Hi, I’ve recently been admitted off of the waitlist at Notre Dame. I am now deciding between Notre Dame and Michigan. I am into LSA for both but want to internal transfer into a business school. Would there be a difference in the process or chances for Ross or Mendoza? This business aspect has a huge impact on my decision as the schools or rather similar otherwise except size.
@wonderingwolf7 The internal transfer application process is competitive, both at Ross and at Mendoza. As “business aspect has a huge impact on my decision”, have you been directly admitted into another undergraduate business program, if this is what you would like to study? Both Michigan and Notre Dame might or might not provide you this path.
Thank you for your response! I have been admitted to other business programs like Fisher, Cox, and Wisconsin school of business. However, I feel my best fit would be at Notre Dame or Michigan so business doesn’t totally rule my decision I guess. What I am wondering is if there is any differences between the two for Michigan and Notre Dame business path?
If you scroll to the bottom of the page, you’ll see that during the last Ross transfer cycle, there were 241 applicants and 124 admissions. So, a 51% acceptance rate.
https://michiganross.umich.edu/undergraduate/bba/admissions/UM-applicants
@wonderingwolf7 You are welcome.
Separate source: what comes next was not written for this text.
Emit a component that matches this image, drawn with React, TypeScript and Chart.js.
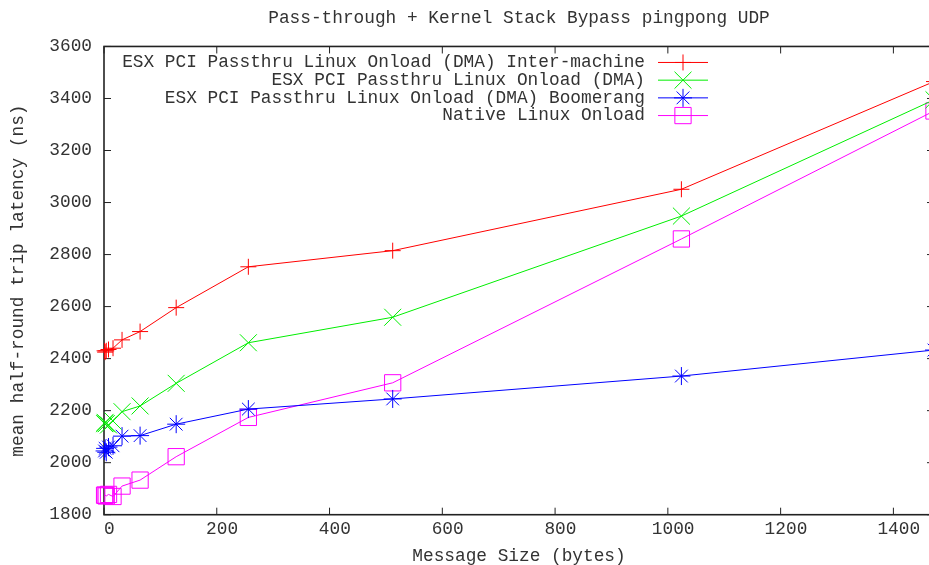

This is the respective information for Mendoza, no absolute numbers as for Ross, yet the wording speaks for itself and the process is equally competitive:
“A small number of students who were not preapproved to major in business will be selected to matriculate into Mendoza through a transfer application process. This number will include both first-year students currently enrolled at Notre Dame and some students applying to Notre Dame as transfer applicants from other universities. The number of openings will be managed to ensure the University achieves the desired enrollment goal per class for Mendoza.”
https://admissions.nd.edu/mendoza/
If you are certain you would like to study business as pre-professional undergraduate and have been directly admitted at one of the programs you mention - frankly, this is where you should be going. If you are more ambivalent in regards to your plan of studies, which would be different to your original post above, both Notre Dame and Michigan will be fine choices with possible, yet by far not certain, internal transfer options. Best of luck and success!
This is the third post you have with the same question. It is against the terms of service of CC to have duplicate posts.
“If you are certain you would like to study business as pre-professional undergraduate and have been directly admitted at one of the programs you mention - frankly, this is where you should be going”
I disagree. Many graduates enter the business world without degrees from business schools. Most elite universities don’t even offer business degrees. The more prestigious the school, the better odds of landing that all important first job.
I agree with @rjkofnovi . Lots of kids enter the business world without a business degree. I graduated from LSA at Michigan and then three years later went and got an MBA.
Cost being equal, pick Michigan. Great experience and terrific academics.
If you to Michigan or Notre Dame and don’t get into the business school, what’s the worst case scenario? That you major in economics and pick up some business classes on the side? That is probably equally good training as business school for many business careers. And probably won’t affect you in the slightest if you decide to pursue graduate studies like an MBA. And if you are looking to work in finance or anything quantitative then an econ degree is probably better training. On the other hand, if you want something specific like accounting or marketing then you had better make that your major.
I would also guess that the alumni networks from Michigan and Notre Dame are better than for any of the other schools you mentioned.